Last night I had my first shoot of my next book, Tough in the Saddle, a book about working ranch women in the American West. More is to come, and since a book is an ever-changing process (goodness knows PlainSky, Nebraskans turned out far different in the end than I envisioned four years earlier) I thought I’d begin by presenting an image very different than others I’ve published here–one of the boots worn by my first portrait subject. Be gentle.
“That looks like an advertising image,” said Liz, my friend and fellow professional photographer.
“Maybe,” I answered, “but there’s a difference between an advertising image and this one.”
“Oh?

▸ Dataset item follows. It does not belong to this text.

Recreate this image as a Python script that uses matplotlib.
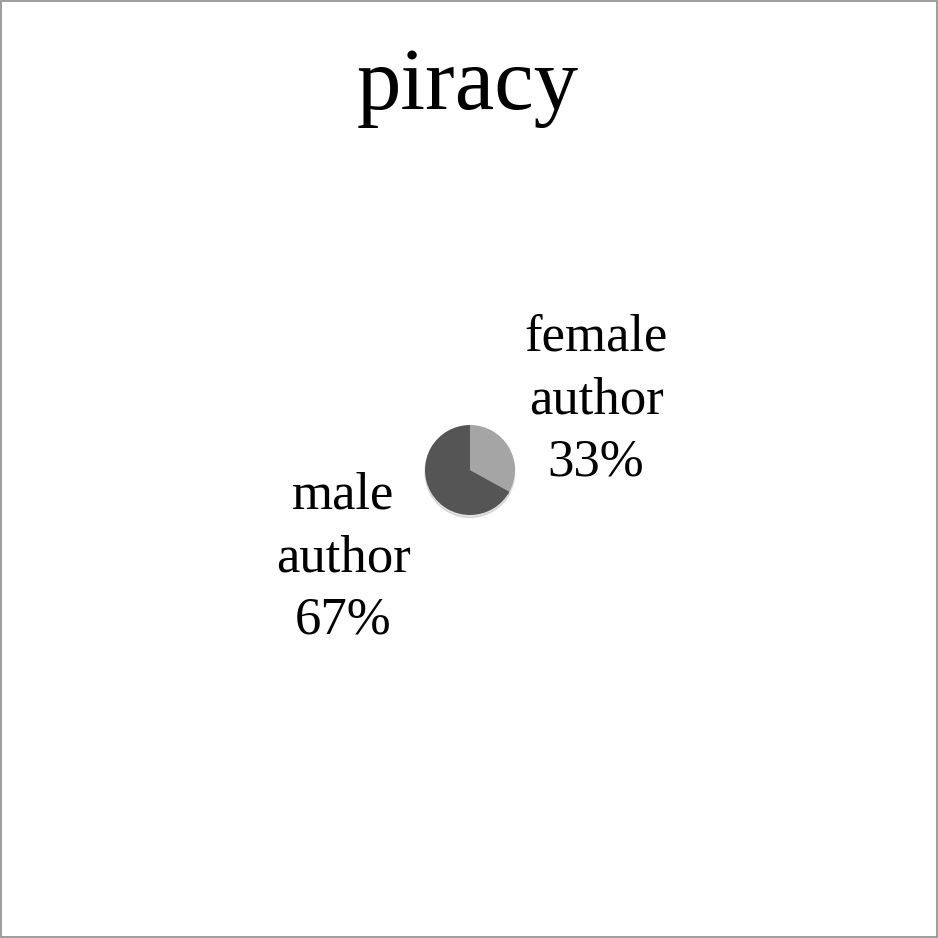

What’s that,” Liz asked.
“Look at the boot,” I returned. “No advertising image could capture a boot that had been so ‘prettied up’ by ranch life. This is a document, not propaganda.”
Liz and I have shot together for countless hours, brandings upon brandings, landscapes beyond count, ghost towns unnamed. She sat and pondered for a moment, then spoke.

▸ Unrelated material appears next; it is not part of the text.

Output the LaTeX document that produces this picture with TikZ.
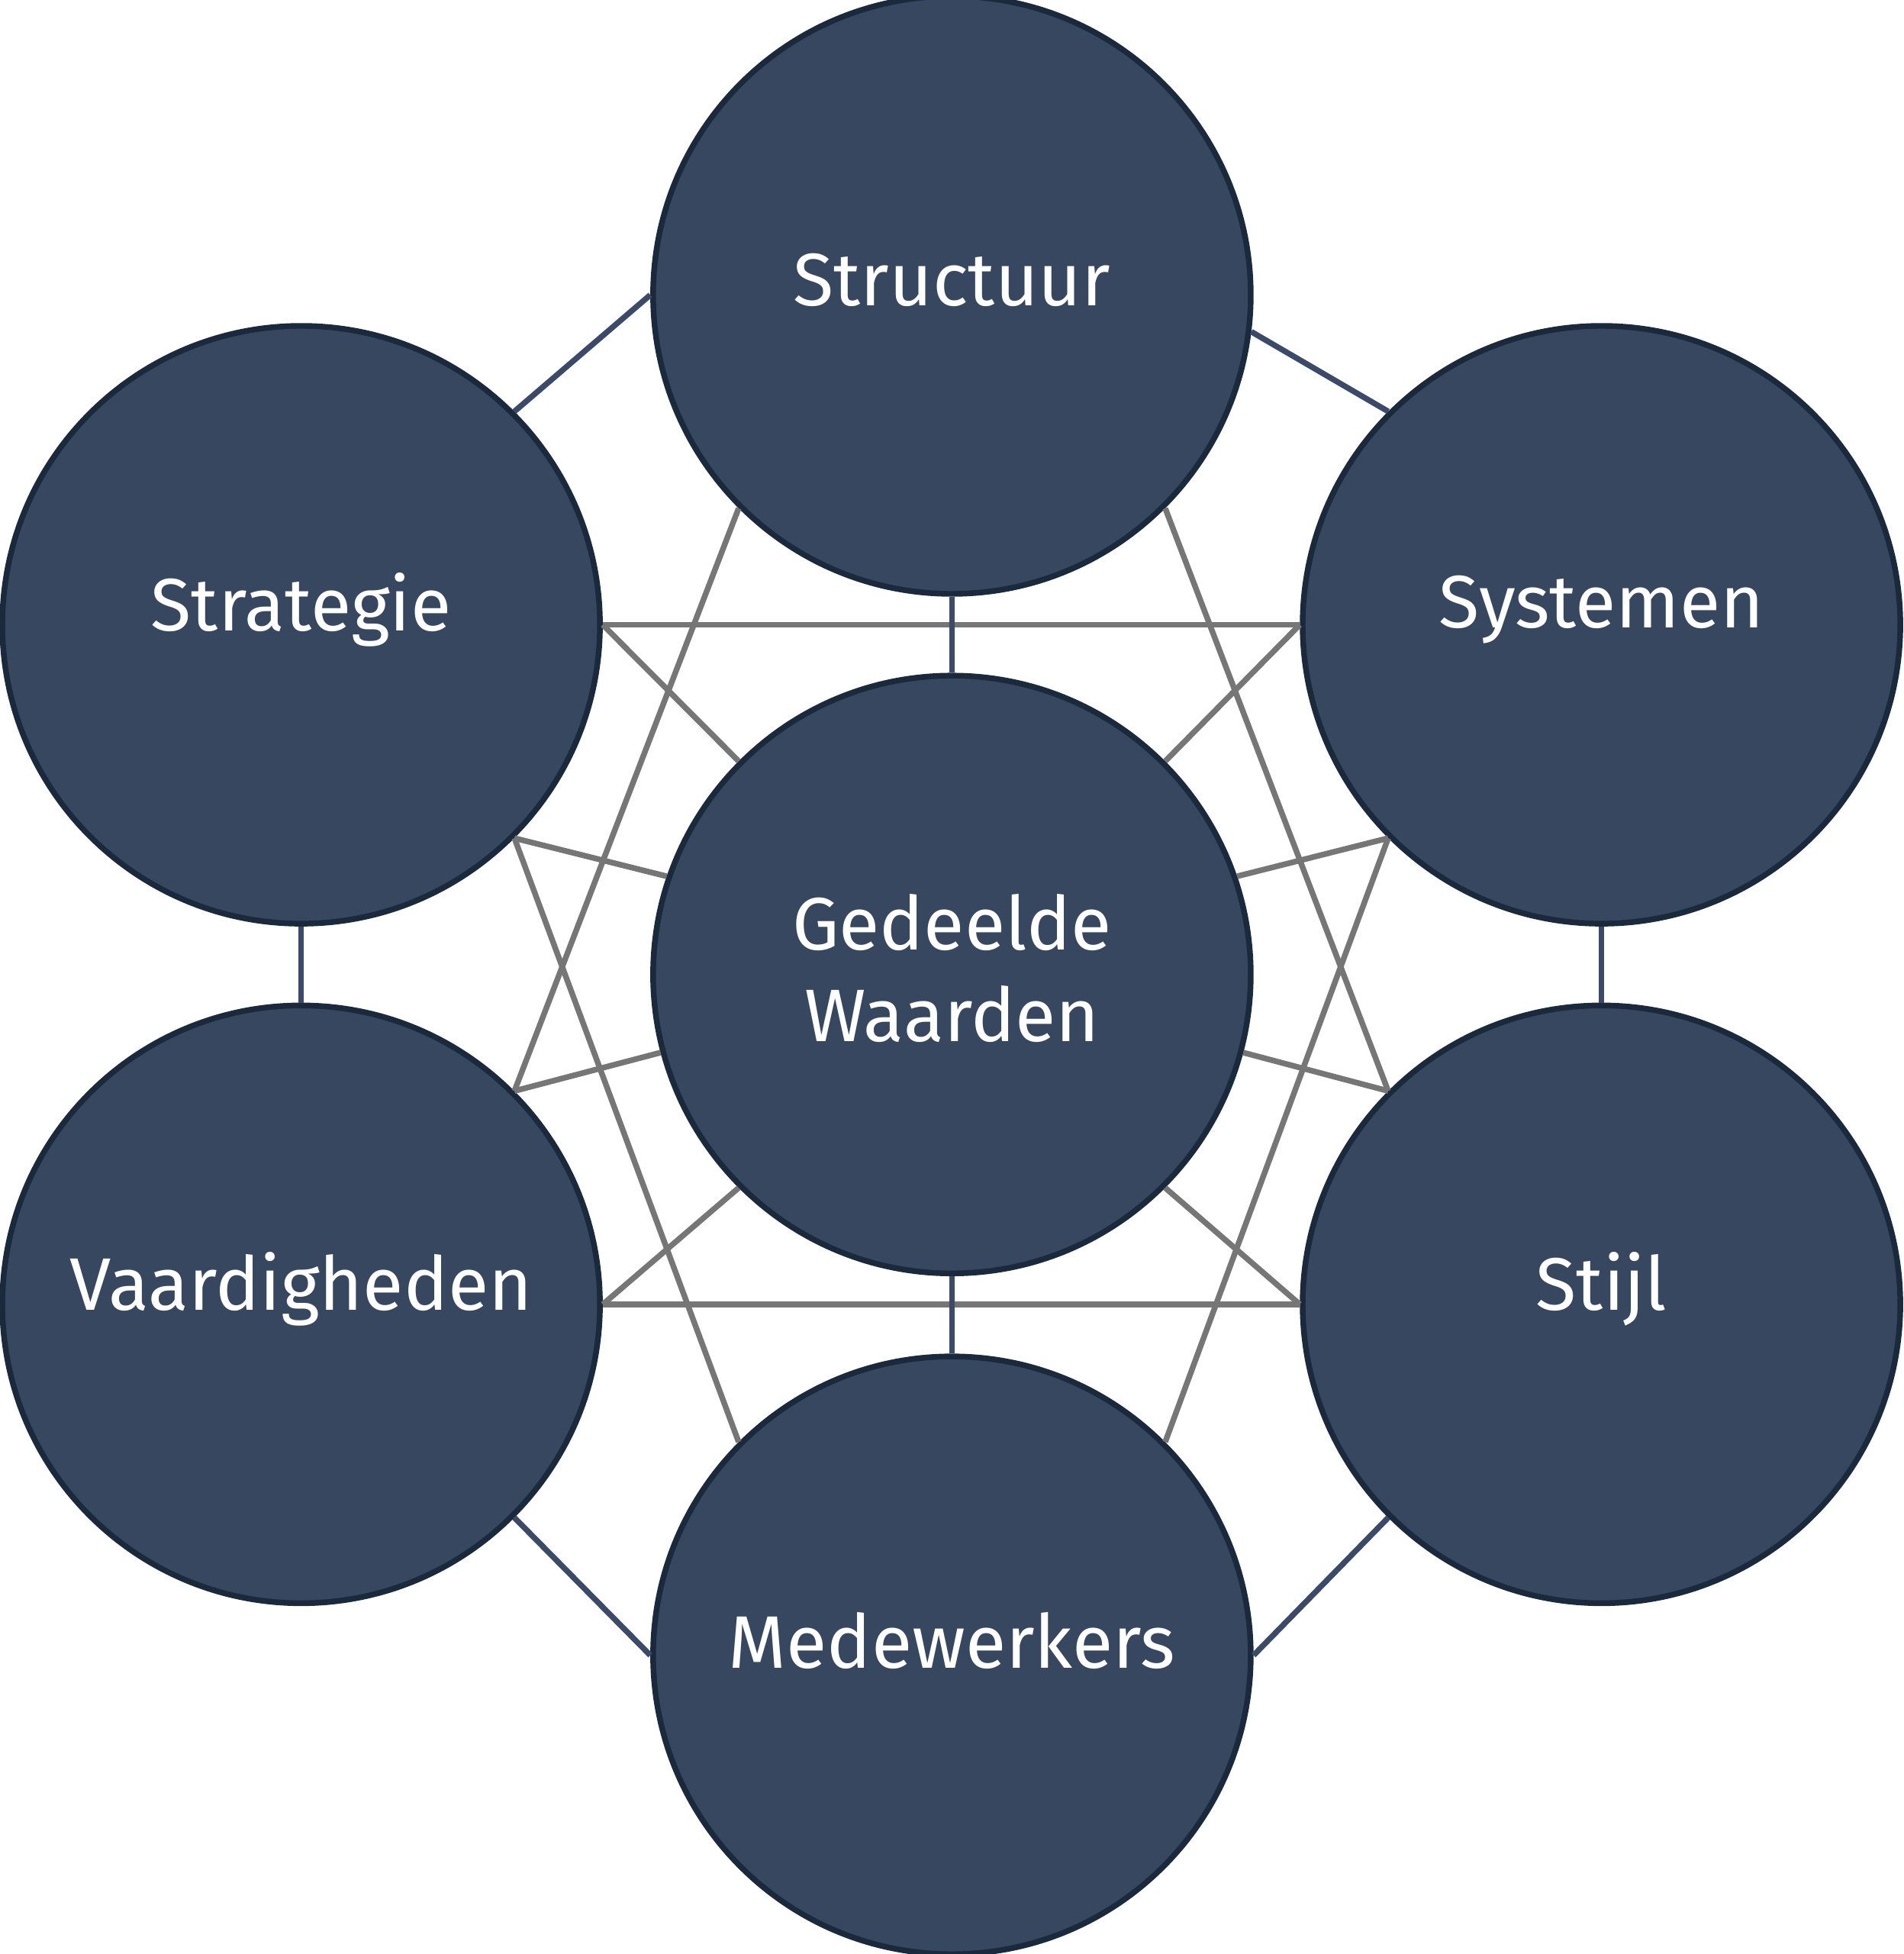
\documentclass[tikz,border=0pt]{standalone}
\usepackage{fontspec}
\setmainfont{Fira Sans}
\usetikzlibrary{positioning}
\definecolor{navy}{HTML}{36475F}
\definecolor{rim}{HTML}{1A2A3C}
\definecolor{linkdark}{HTML}{3A4A68}
\definecolor{linkgray}{HTML}{767676}
\tikzset{%
	elem/.style={draw=rim, line width=1.3pt, circle, minimum size=4.8cm, inner sep=0mm,%
		fill=navy, text=white, font=\fontsize{17}{21}\selectfont, align=center},
	rib/.style={draw=linkdark, line width=1.3pt},
	cross/.style={draw=linkgray, line width=1.3pt}
}
\begin{document}
\begin{tikzpicture}[x=0.01cm, y=-0.01cm]
			\useasboundingbox (0,0) rectangle (1530,1570);
			% links first, circles on top
			\coordinate (c-st) at (765,237);
			\coordinate (c-sg) at (242,502);
			\coordinate (c-sy) at (1287,502);
			\coordinate (c-gw) at (765,783);
			\coordinate (c-va) at (242,1048);
			\coordinate (c-sj) at (1287,1048);
			\coordinate (c-me) at (765,1330);
			\node[elem] (structuur) at (c-st) {};
			\node[elem] (strategie) at (c-sg) {};
			\node[elem] (systemen) at (c-sy) {};
			\node[elem] (waarden) at (c-gw) {};
			\node[elem] (vaardig) at (c-va) {};
			\node[elem] (stijl) at (c-sj) {};
			\node[elem] (mede) at (c-me) {};

			\draw [cross] (strategie.0) -- (systemen.180);
			\draw [cross] (vaardig.0) -- (stijl.180);
			\draw [cross] (strategie.0) -- (waarden.135);
			\draw [cross] (systemen.180) -- (waarden.45);
			\draw [cross] (vaardig.0) -- (waarden.-135);
			\draw [cross] (stijl.180) -- (waarden.-45);
			\draw [cross] (strategie.-45) -- (waarden.161);
			\draw [cross] (systemen.-135) -- (waarden.19);
			\draw [cross] (vaardig.45) -- (waarden.-165);
			\draw [cross] (stijl.135) -- (waarden.-15);
			\draw [cross] (structuur.-135) -- (vaardig.45);
			\draw [cross] (structuur.-45) -- (stijl.135);
			\draw [cross] (mede.135) -- (strategie.-45);
			\draw [cross] (mede.45) -- (systemen.-135);
			\draw [rib] (strategie.45) -- (structuur.180);
			\draw [rib] (structuur.-7) -- (systemen.135);
			\draw [rib] (systemen.-90) -- (stijl.90);
			\draw [rib] (stijl.-135) -- (mede.0);
			\draw [rib] (mede.180) -- (vaardig.-45);
			\draw [rib] (vaardig.90) -- (strategie.-90);
			\draw [rib] (structuur.-90) -- (waarden.90);
			\draw [rib] (waarden.-90) -- (mede.90);

			\foreach \n/\t in {structuur/Structuur, strategie/Strategie, systemen/Systemen,%
				vaardig/Vaardigheden, stijl/Stijl, mede/Medewerkers}
				\node[elem, draw=none, fill=none, minimum size=0pt] at ([yshift=0.12cm]\n) {\t};
			\node[elem, draw=none, fill=none, minimum size=0pt] at ([yshift=0.05cm]waarden) {Gedeelde\\Waarden};
		\end{tikzpicture}
\end{document}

“Mmm-hmm. You’re right. That boot couldn’t be anything but real.”
As evening drew to a close, Maddie Meidell, her sister Abby, and their cousin Angela were anxious to show their photos to my assistant Liz and me. Rushing out from the house, I chuckled at the realization of how ranch life permeates the girls’ existences, for while city folk would put on flip-flops or sneakers, the three girls pulled on boots in spite of their shorts. As I looked closer, I became enthralled with how the brown boots moved to the brown-and-turquoise, then on to what became my chosen focal point in the image, Maddie’s full-on turquoise boots with spurs peeking out from the forest of legs in front.